In Twilight, as with Buffy and Angel, sex is impossible.  Edward understands that the loss of self involved in sexual consumation would remove the inhibitions that these "vegetarian" vampires have developed to meet both their values and their desire to live among the human.  There's lots of lovely making out, but that's it.  The less disciplined of the two is Bella, who more than once has to be restrained in her enthusiasm for her perfect, shining, somewhat chilly-to- the-touch lover.

I don't know if such limited innocence is possible today; don't know how the teenagers who read these books could be even partially as un-knowing as I was.  When I was a kid, there was no MTV, no Friends episodes about who would get the last condom, no Brittany, or God forbid, her pregnant little sister, no pregnant candidate progeny either.  Sex was private, and for grownups.  Not necessarily in real life, but in perceived values.  There's so much more to disturb their discipline; so little to support the kind of determination that protets Bella and Edward.

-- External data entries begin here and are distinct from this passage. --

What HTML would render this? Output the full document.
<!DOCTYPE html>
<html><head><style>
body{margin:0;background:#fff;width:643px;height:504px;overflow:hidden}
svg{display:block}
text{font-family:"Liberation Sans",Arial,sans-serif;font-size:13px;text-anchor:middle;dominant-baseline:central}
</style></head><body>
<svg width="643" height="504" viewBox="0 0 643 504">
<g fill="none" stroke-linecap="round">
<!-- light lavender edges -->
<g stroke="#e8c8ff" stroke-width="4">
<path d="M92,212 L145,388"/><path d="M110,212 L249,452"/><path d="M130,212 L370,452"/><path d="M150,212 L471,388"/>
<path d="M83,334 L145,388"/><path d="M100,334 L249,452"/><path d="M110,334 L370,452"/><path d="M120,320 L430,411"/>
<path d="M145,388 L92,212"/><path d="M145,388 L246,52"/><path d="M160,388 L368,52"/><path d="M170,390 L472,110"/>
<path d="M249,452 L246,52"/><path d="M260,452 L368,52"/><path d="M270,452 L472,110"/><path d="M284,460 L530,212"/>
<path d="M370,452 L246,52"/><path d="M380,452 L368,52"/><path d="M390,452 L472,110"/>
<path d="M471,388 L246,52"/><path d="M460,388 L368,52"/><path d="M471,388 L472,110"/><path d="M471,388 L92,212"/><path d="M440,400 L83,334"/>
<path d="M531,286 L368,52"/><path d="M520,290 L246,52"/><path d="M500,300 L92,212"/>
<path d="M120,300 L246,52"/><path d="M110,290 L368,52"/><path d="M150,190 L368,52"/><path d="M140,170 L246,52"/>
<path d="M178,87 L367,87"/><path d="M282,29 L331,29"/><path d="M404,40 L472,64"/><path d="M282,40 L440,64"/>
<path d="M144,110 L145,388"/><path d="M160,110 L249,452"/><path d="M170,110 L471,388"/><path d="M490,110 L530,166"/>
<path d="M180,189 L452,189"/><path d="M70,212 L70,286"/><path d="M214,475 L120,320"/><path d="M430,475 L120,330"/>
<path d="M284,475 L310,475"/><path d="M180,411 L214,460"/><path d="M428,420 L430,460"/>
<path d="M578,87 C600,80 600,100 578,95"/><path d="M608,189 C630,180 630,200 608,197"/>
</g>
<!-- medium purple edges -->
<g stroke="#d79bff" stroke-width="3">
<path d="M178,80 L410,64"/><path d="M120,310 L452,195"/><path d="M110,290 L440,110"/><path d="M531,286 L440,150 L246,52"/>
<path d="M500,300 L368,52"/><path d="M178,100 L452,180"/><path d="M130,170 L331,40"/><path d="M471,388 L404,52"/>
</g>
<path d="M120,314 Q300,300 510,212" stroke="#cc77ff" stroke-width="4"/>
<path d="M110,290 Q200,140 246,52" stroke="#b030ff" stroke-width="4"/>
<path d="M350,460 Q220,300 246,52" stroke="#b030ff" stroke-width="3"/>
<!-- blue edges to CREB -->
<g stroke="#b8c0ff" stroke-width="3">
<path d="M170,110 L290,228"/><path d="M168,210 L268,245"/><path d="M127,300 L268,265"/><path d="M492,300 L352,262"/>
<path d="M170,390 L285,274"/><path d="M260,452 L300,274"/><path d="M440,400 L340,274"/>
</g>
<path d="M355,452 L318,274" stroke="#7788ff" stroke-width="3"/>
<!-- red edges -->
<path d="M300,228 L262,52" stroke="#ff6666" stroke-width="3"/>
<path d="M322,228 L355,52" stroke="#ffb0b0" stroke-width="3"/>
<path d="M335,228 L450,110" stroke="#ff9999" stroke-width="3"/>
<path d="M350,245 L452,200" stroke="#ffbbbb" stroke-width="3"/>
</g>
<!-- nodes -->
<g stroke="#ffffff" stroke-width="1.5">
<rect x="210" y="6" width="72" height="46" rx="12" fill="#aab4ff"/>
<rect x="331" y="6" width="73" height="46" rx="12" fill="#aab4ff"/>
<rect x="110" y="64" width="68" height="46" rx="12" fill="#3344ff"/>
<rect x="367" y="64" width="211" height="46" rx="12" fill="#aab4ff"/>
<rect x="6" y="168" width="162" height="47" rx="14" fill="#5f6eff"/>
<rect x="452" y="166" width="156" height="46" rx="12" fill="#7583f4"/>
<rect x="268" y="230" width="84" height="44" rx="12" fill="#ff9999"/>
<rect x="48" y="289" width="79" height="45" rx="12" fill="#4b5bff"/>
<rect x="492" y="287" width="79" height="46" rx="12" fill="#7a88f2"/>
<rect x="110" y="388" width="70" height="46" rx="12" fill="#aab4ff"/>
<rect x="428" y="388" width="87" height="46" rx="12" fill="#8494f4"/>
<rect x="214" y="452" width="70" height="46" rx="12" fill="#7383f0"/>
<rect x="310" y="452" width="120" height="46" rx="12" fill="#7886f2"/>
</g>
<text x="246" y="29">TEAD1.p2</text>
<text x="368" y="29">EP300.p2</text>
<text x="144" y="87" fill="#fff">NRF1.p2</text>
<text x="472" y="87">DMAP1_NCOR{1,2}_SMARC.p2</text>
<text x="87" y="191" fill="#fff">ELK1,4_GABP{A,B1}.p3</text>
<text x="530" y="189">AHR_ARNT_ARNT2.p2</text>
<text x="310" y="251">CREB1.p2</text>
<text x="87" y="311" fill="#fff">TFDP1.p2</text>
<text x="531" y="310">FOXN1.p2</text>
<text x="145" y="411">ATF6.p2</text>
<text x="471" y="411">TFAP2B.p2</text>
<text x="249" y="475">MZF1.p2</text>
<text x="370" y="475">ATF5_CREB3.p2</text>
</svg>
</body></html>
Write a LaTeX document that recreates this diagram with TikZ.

I think that's part of the wonder, the attraction, of Twilight.  Remember the Simpsons have a long-running joke about Lisa's Sexually Non-Threatening Boys Magazine? It's funny because, at a certain age, that's where girls go.  And then, as they begin to move toward true sexual ripeness, the attraction changes.  The longings emerge, along with the need to control the young men who would exploit them.  Who better than a conscience-stricken, loving, gorgeous, perfect vampire to guide the way?  Or, to remind us later, was a thrilling, scary, remarkable journey it was?